The swimmer, who will not relinquish his Croatian passport, claimed to have secured a Qatari passport in August, a necessity if he is to meet the Olympic Charter’s three-year citizenship rule before Beijing 2008. However, his hopes of racing at the World Short-Course Championships in Shanghai next April are likely to be dashed. Fina recently enforced its one-year citizenship rule when it denied Joanna Fargus, a British swimmer who was raised in Australia and recently returned to live there, permission to represent Australia in the Commonwealth Games in Melbourne in March.
Cornel Marculescu, executive director of Fina, told The Times that the issue would be high on the agenda at its next congress meeting in April, the first chance for the body to vote on rule changes. “We will take a look at the rulebook,” he said. “We need to keep some sense in our sport. It is one thing to change country in the case of human rights but this is something else.” He predicted that swimming would fall in line with the Olympic Charter’s three-year rule, as athletics did last year.
Before the Olympic Games in Athens last year, Jacques Rogge, president of the International Olympic Committee (IOC), said: “What we don’t like is athletes being lured by large incentives by other countries — giving them a passport when they arrive at the airport.” Perhaps he should have a word with the heir to the Qatari throne, Sheik Tamim bin Hamad al-Thani, a member of the IOC and head of his national Olympic committee that is behind Qatar’s recruitment programme.
When contacted by The Times, Khaleel al-Jabir, secretary-general of the Qatar Swimming Association and one of the chief organisers of the Asian Games in 2006, at first denied that any offers had been made to swimmers. This was despite confirmation to the contrary from competitors, including Domenico Fioravanti, Olympic champion over 100 and 200 metres breaststroke in Sydney in 2000, who was approached by Qatar after Italy forced him to retire from competition in 2001 when a doctor’s report suggested he was suffering from a heart condition.
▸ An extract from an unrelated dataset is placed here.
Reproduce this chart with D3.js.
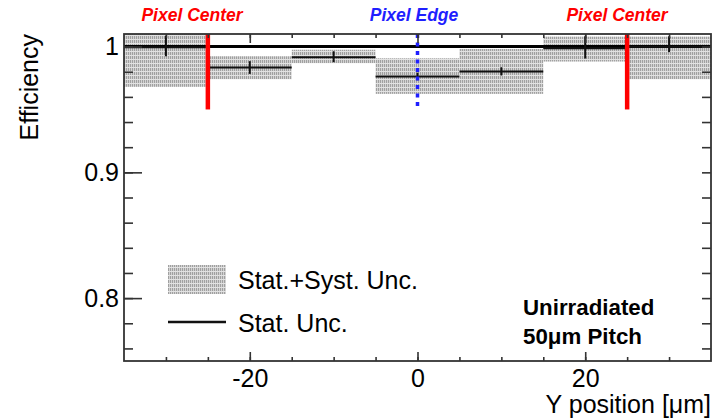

The Times understands that no formal offer was made.
When asked if the swimmers were therefore telling lies, al-Jabir answered: “No.” He said that deals with swimmers were something Qatar was “considering for the future”. However, he saw no difficulties ahead. “It’s sport, like football,” al-Jabir said. “If athletes want to naturalise themselves for a better future life, why shouldn’t they?”
It is believed that Qatar is driven by a desire to excel when it hosts the Asian Games in Doha next year. The Arab state has enjoyed rewards from its programme to the detriment of other nations. Kenya has complained vociferously over the case of Stephen Cherono, formerly its own 3,000 metres steeplechase champion but who ran under his new Arabic name, Saif Saeed Shaheen, to win the world title, while Qatar was also embroiled in controversy over its deals with Bulgarian weightlifters.
Other Arab states have followed suit. Rashid Ramzi, the former Moroccan, won the 800 metres and 1,500 metres double for Bahrain at the World Athletics Championships in Helsinki this year. Ramzi won his titles days before the International Association of Athletics Federations tightened its rules on switching flags in line with the Olympic Charter.
The Australian coach at the helm of Qatari swimming, Otto Sonnleitner, has not been involved in the financial offers. However, he has held meetings with swimmers and managers and sees no ethical problems in the practice of wooing athletes to switch allegiance for money.
“On the financial offers that are being talked about, I have had nothing to do with any of it,” Sonnleitner said. “That doesn’t mean that I am against it all . . . top business people, doctors, researchers and entertainers get what they can, why not athletes? Not everyone is in the situation of Ian Thorpe, with endorsements in Australia and Japan that will support him for the rest of his life.”